I've bought my first plants. Spearmint and rosemary, to be specific. I found some cute, reasonably priced terracotta pots at Target, and got them potted and set up on our patio wall. I even made some iced tea with sprigs of mint in it.
I'm happy to get going with some container plants - I have a list of them I want to get started on. It's fun to watch the local garden shows and see what I can do. My grandfather was a horticulturist and it makes me sad that he died before I really cared much about gardening. Now that I could really use his advice, it's too late. At least I know he'd be thrilled if he were still around!
As for work, it seems to be going well. It still makes me twitch when I think about all my student loans, and not finishing school, and what am I going to do about that, and on and on and on. But the job itself, it's good. I think I'll be good at it, when I finally make it through training.**
Have I mentioned that my last job in this same industry made me want to stab myself in the eye? So far I've had no urges in that direction. Maybe I never will. It's possible, right? Different company, different atmosphere, more internally driven direction on my end. Either way, I'm sure that one of two things will happen - I'll love the job, decide to change my major, and life will be good. Or, I'll not love the job, I'll quit and finish nursing school, and life will be good. I'm leaving myself open to both options, and I'll accept*** which ever one seems to work for us.
******
*Unless microwaving a bowl of soup counts??
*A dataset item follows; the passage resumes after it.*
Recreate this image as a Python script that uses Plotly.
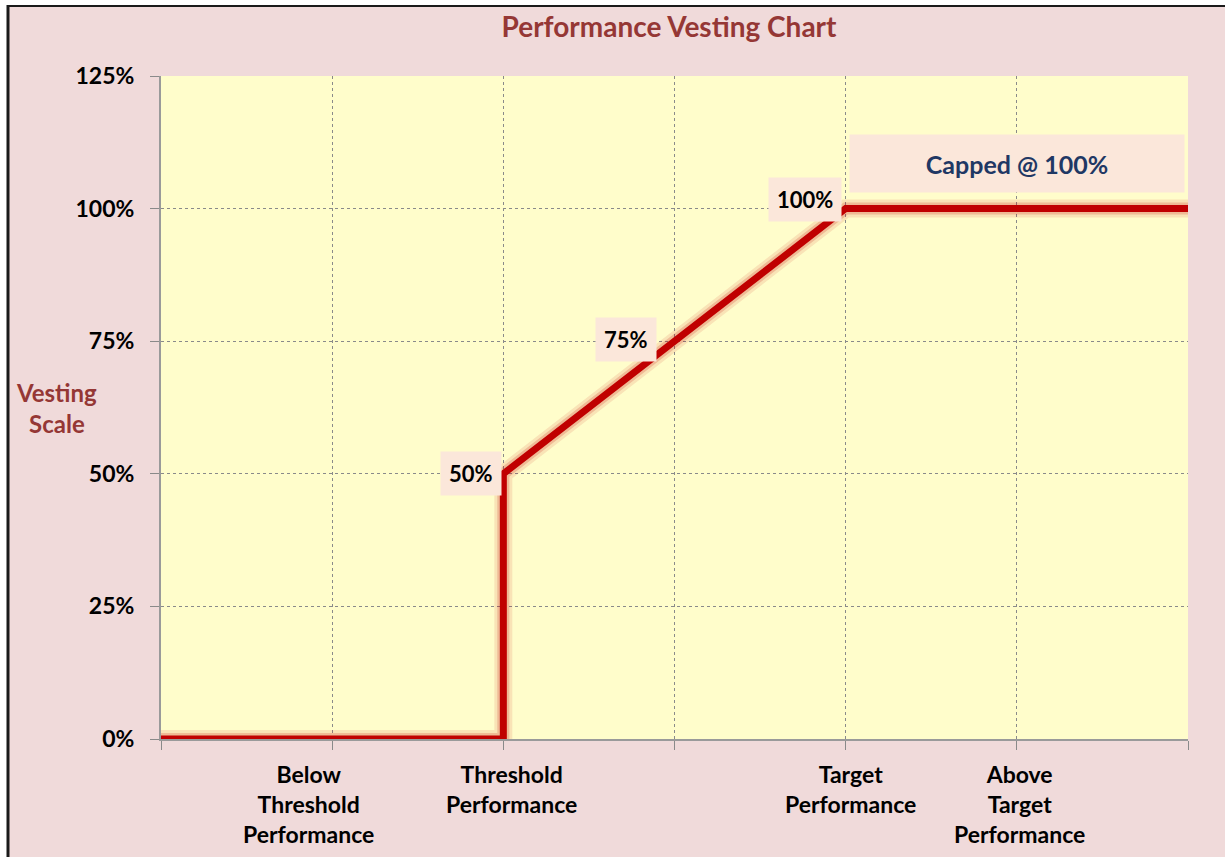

**SIXTEEN weeks of training. Eight weeks of classroom training, and eight weeks of OJT. Crikey, it's a lot of training. But it's kind of nice - makes me all warm and fuzzy inside that it's so extensive. Says a lot about their priorities, I think.
***Gratefully. Very, very gratefully. That I'll have a choice, that I have options, that I won't feel trapped in a job I don't like, should that come to pass. That I have the option of school and a different career. I'm done with working because it's the only option - we spend too much time at work to not like what we're doing. If I'm going to work, I'm going to like it, dammit. And I will NOT let it interfere with how we raise BW.
2 comments:
It's nice when either option ends with "and life will be good."
Congrats on finally being in your own place. Must be a relief.
:)
Thanks, Sheri. It does feel pretty good!